Moody's rating system is used to provide investors with a way to grade the credit-worthiness of securities. Covington's previous rating of A1 signified an upper-medium grade and a high ability to repay debt. The new rating of Baa1 denotes a medium grade and a moderate credit risk.
According to a news release from Moody's, the rating on Covington's general obligation bonds, affecting $2.7 million of outstanding rated debt, was downgraded with a negative outlook. "The City has an additional $43.9 million in debt outstanding that is not rated by Moody's but was considered in our analysis," the news release said.
"The downgrade to Baa1 reflects a history of deficit spending that has led to an extremely limited financial position with no near-term plans to rebuild reserves, which is compounded by the city's reliance on economically sensitive revenue streams. The rating also considers the recent administrative and personnel changes that were implemented to help prevent future theft of city resources.
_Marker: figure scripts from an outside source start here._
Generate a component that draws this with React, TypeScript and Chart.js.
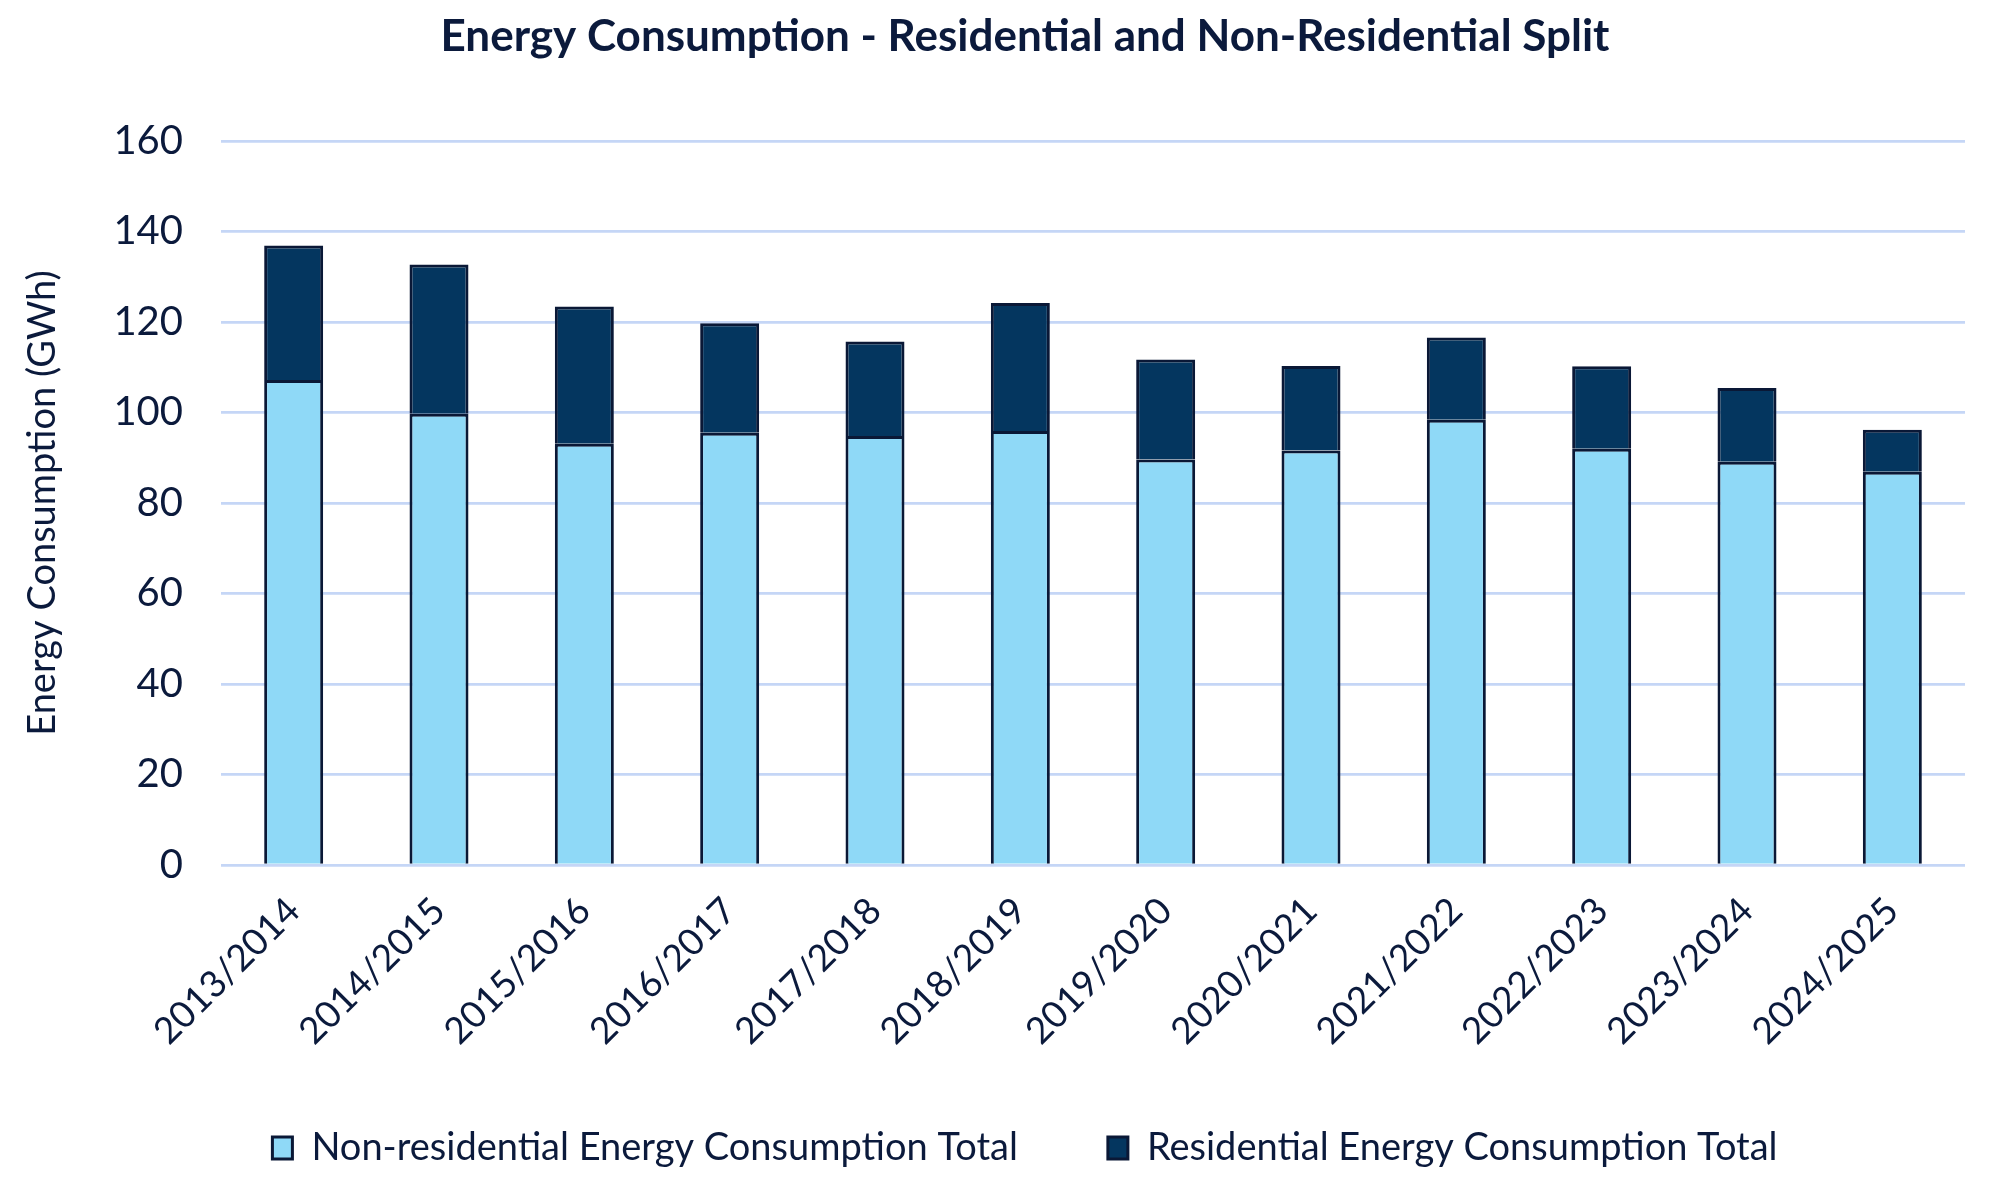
import React, { useEffect, useRef } from "react";
import { Chart, registerables } from "chart.js";

Chart.register(...registerables);

const categories = [
  "2013/2014", "2014/2015", "2015/2016", "2016/2017", "2017/2018", "2018/2019",
  "2019/2020", "2020/2021", "2021/2022", "2022/2023", "2023/2024", "2024/2025",
];
const nonResidential = [107.2, 99.7, 93.1, 95.5, 94.8, 95.9, 89.6, 91.6, 98.4, 92.0, 89.1, 86.9];
const residential = [29.7, 33.0, 30.3, 24.2, 20.9, 28.3, 22.1, 18.7, 18.2, 18.2, 16.3, 9.3];
const seriesNames = ["Non-residential Energy Consumption Total", "Residential Energy Consumption Total"];
const yMin = 0;
const yMax = 160;
const yStep = 20;
const titleText = "Energy Consumption - Residential and Non-Residential Split";
const yTitle = "Energy Consumption (GWh)";

const TEXT = "#0b1a3c";
const LIGHT = "#8fd9f7";
const DARK = "#04365f";
const EDGE = "#0a1836";
const GRID = "#c5d6f6";
const FONT = "Lato";

export default function App() {
  const ref = useRef<HTMLCanvasElement | null>(null);

  useEffect(() => {
    document.body.style.margin = "0";
    const canvas = ref.current;
    if (!canvas) return;
    Chart.defaults.font.family = FONT;
    Chart.defaults.color = TEXT;
    const chart = new Chart(canvas, {
      type: "bar",
      data: {
        labels: categories,
        datasets: [
          {
            label: seriesNames[0],
            data: nonResidential,
            backgroundColor: LIGHT,
            borderColor: EDGE,
            borderWidth: 3,
            barPercentage: 0.406,
            categoryPercentage: 1,
          },
          {
            label: seriesNames[1],
            data: residential,
            backgroundColor: DARK,
            borderColor: EDGE,
            borderWidth: 3,
            barPercentage: 0.406,
            categoryPercentage: 1,
          },
        ],
      },
      options: {
        responsive: false,
        animation: false,
        devicePixelRatio: 1,
        layout: { padding: { left: 34, right: 0, top: 0, bottom: 11 } },
        plugins: {
          title: {
            display: true,
            text: titleText,
            color: TEXT,
            font: { family: FONT, size: 44, weight: "bold", lineHeight: 1 },
            padding: { top: 15, bottom: 82 },
          },
          legend: {
            position: "bottom",
            labels: {
              color: TEXT,
              font: { family: FONT, size: 38, lineHeight: 1 },
              boxWidth: 20,
              boxHeight: 22,
              padding: 90,
            },
          },
          tooltip: { enabled: false },
        },
        scales: {
          x: {
            stacked: true,
            grid: { display: false, drawTicks: false },
            border: { display: false },
            ticks: {
              color: TEXT,
              font: { family: FONT, size: 37 },
              minRotation: 45,
              maxRotation: 45,
              autoSkip: false,
              padding: 24,
            },
            afterFit: (scale: any) => {
              scale.height = 174;
              scale._computeLabelArea = () => undefined;
            },
          },
          y: {
            stacked: true,
            min: yMin,
            max: yMax,
            ticks: {
              stepSize: yStep,
              color: TEXT,
              font: { family: FONT, size: 40 },
              padding: 38,
            },
            grid: { color: GRID, lineWidth: 2.7, drawTicks: false },
            border: { display: false },
            title: {
              display: true,
              text: yTitle,
              color: TEXT,
              font: { family: FONT, size: 38, lineHeight: 1 },
              padding: { top: -10, bottom: 0 },
            },
            afterFit: (scale: any) => {
              scale.width = 187;
            },
          },
          y2: {
            position: "right",
            display: true,
            grid: { display: false, drawTicks: false },
            border: { display: false },
            ticks: { display: false },
            afterFit: (scale: any) => {
              scale.width = 51;
            },
          },
        },
      },
    });
    return () => chart.destroy();
  }, []);

  return (
    <div style={{ position: "absolute", left: 0, top: 0, width: 2016, height: 1188, background: "#ffffff" }}>
      <canvas ref={ref} width={2016} height={1188} style={{ width: 2016, height: 1188, display: "block" }} />
    </div>
  );
}
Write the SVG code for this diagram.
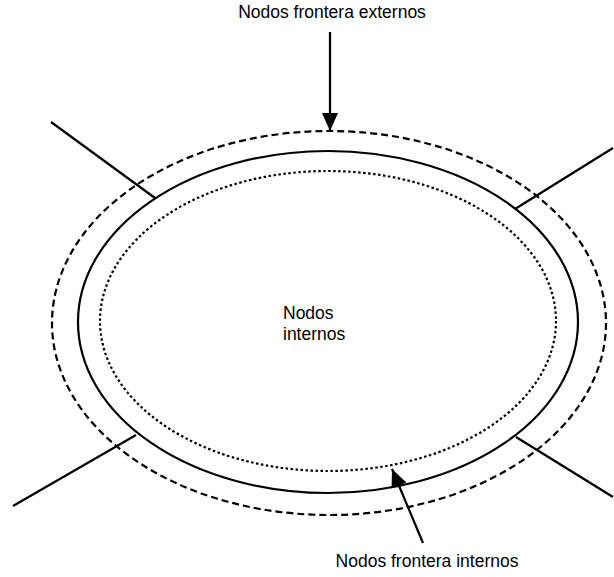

Also considered is the city's large tax base favorably located in the Cincinnati metro area; below average socioeconomic indices; variable rate debt exposure and elevated pension burdens."
"The negative outlook reflects our view that the limited liquidity of the city could continue to pressure the rating, given the city's exposure to variable rate demand obligations and reliance on market access for short-term borrowing to meet cash-flow needs."
Moody's cited a large tax base located in the Cincinnati metro area and recent administrative changes and a tightening of internal financial controls as strengths for the city while noting a history of general fund deficits, extremely limited financial reserves with no near term plans for an increase (compounded by a reliance on economically sensitive revenues), the use of short-term tax and revenue anticipation notes to meet cash-flow needs, and a variable rate debt exposure and elevated pension burdens as challenges.
"The negative outlook reflects our view that the limited liquidity of the city could continue to pressure the rating, given the city's exposure to variable rate demand obligations and reliance on market access for short-term borrowing to meet cash-flow needs," the news release said.
Covington could improve its rating with a history of operating surpluses and a strengthening of financial reserves as well as with a diversification of revenue streams. The rating could go down further with a continued deterioration of reserves or the contraction of the local economy.
Klein noted that 83% of Moody's rating changes were downgrades in 2013 after the agency tightened its criteria. He also pointed out that Newport has a lower credit rating at Baa2.